Step 2: Sparsification

Applies Wanda on the quantized weights to perform semi-structured (2:4) or unstructured sparsity.

Step 3: SLiM-LoRA (Saliency-Based Low-Rank Adapter)

Core Innovation: Designs a saliency function \(F(\mathcal{W}) = diag(\mathbf{x})\mathcal{W}\) that satisfies invertibility and additivity:

\[F(A+B) = F(A) + F(B) \quad \text{(additivity)}\]

Leveraging these two properties, the adapter values are solved directly via SVD without iterative optimization:

\[diag(\mathbf{x})\mathcal{L}, \mathcal{R} = -SVD(diag(\mathbf{x})(E_Q + E_S))\]

where \(E_Q\) and \(E_S\) represent the quantization and sparsity errors, respectively.

Adapter Quantization

Also applies 4-bit quantization to the low-rank adapters (AbsMax group quantization with a group size of 128), reducing overhead by 4×.

Optional Post-Compression Fine-Tuning

Freezes the sparse-quantized weights and only fine-tunes the low-rank adapters, utilizing STE (Straight-Through Estimator) to achieve quantization-aware fine-tuning.

Key Experimental Results

Main Results: Zero-Shot Accuracy (4-bit + 2:4 Sparsity)

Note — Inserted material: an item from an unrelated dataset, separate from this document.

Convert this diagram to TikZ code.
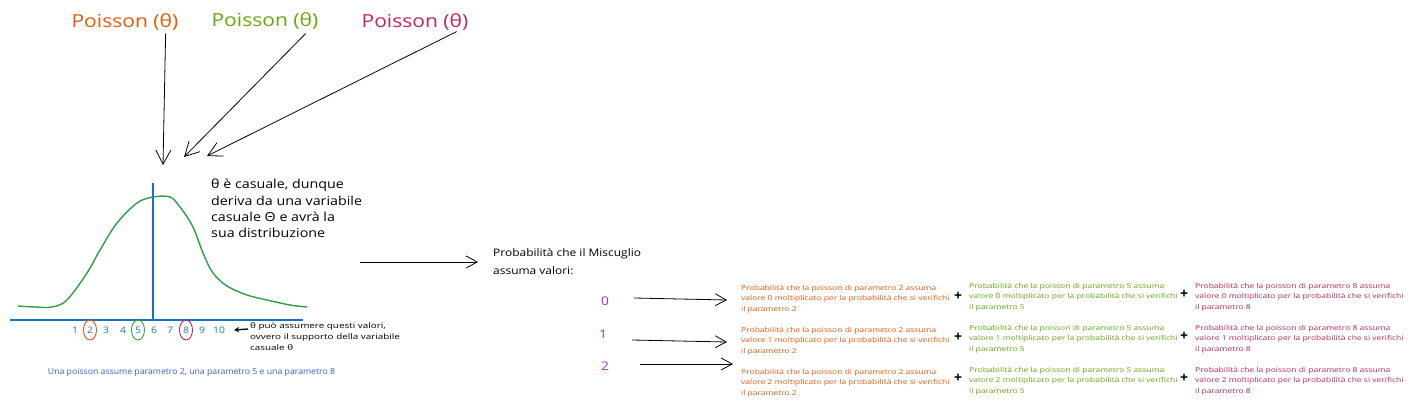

Method LLaMA-2-7B LLaMA-2-13B OPT-13B
Dense 56.6 60.8 48.7
Wanda + Group AbsMax 40.6 49.6 37.7
SparseGPT + OPTQ 42.6 53.3 43.0
JSQ 44.3 53.7 42.0
SLiM 46.3 57.2 43.6
SLiM + PEFT 47.0 58.9 -
  • Average improvement of 5.66% on LLaMA-2-7B
  • Average improvement of 3.89% on LLaMA-2-13B
  • SLiM even outperforms the dense model by 0.6% in certain configurations

Hardware Acceleration

GPU Layer-wise Speedup
RTX 3060 4.3×
A100 3.8×
Memory Reduction 0.23×

Ablation Study: Contribution of Each Component

Configuration PPL (WikiText2)
SLiM-Quant only 6.89
+ Wanda 8.12
+ SLiM-LoRA 7.45
+ Adapter Quantization 7.51
+ PEFT 7.32

Highlights & Insights

  • The invertible and additive design of the saliency function is highly elegant, enabling closed-form solutions for the low-rank adapters.
  • Uniform quantization + probabilistic optimization eliminates the extra overhead of group quantization.
  • Seamless integration of the three compression technologies, with clear mathematical motivation for each step.
  • End-to-end one-shot scheme, requiring no large-scale retraining.
  • Maintains high accuracy even under extreme compression conditions (4-bit + 2:4 sparsity).

Limitations & Future Work

  • The numerical integration of SLiM-Quant relies on the weight histogram and may not be robust to outlier distributions.
  • SLiM-LoRA has limited options for the saliency function (only \(diag(\mathbf{x})\mathcal{W}\)), which may not be optimal.
  • Evaluated only on LLaMA-2 and OPT, lacking experiments on newer models such as LLaMA-3 and Mistral.
  • The rank selection for the adapters lacks an adaptive mechanism.
  • Although the optional PEFT step increases accuracy, it also adds to the complexity of the pipeline.

Rating

⭐⭐⭐⭐ — Rigorous theoretical derivation and complete engineering implementation. The joint optimization of the three compression technologies achieves a new SOTA in one-shot compression.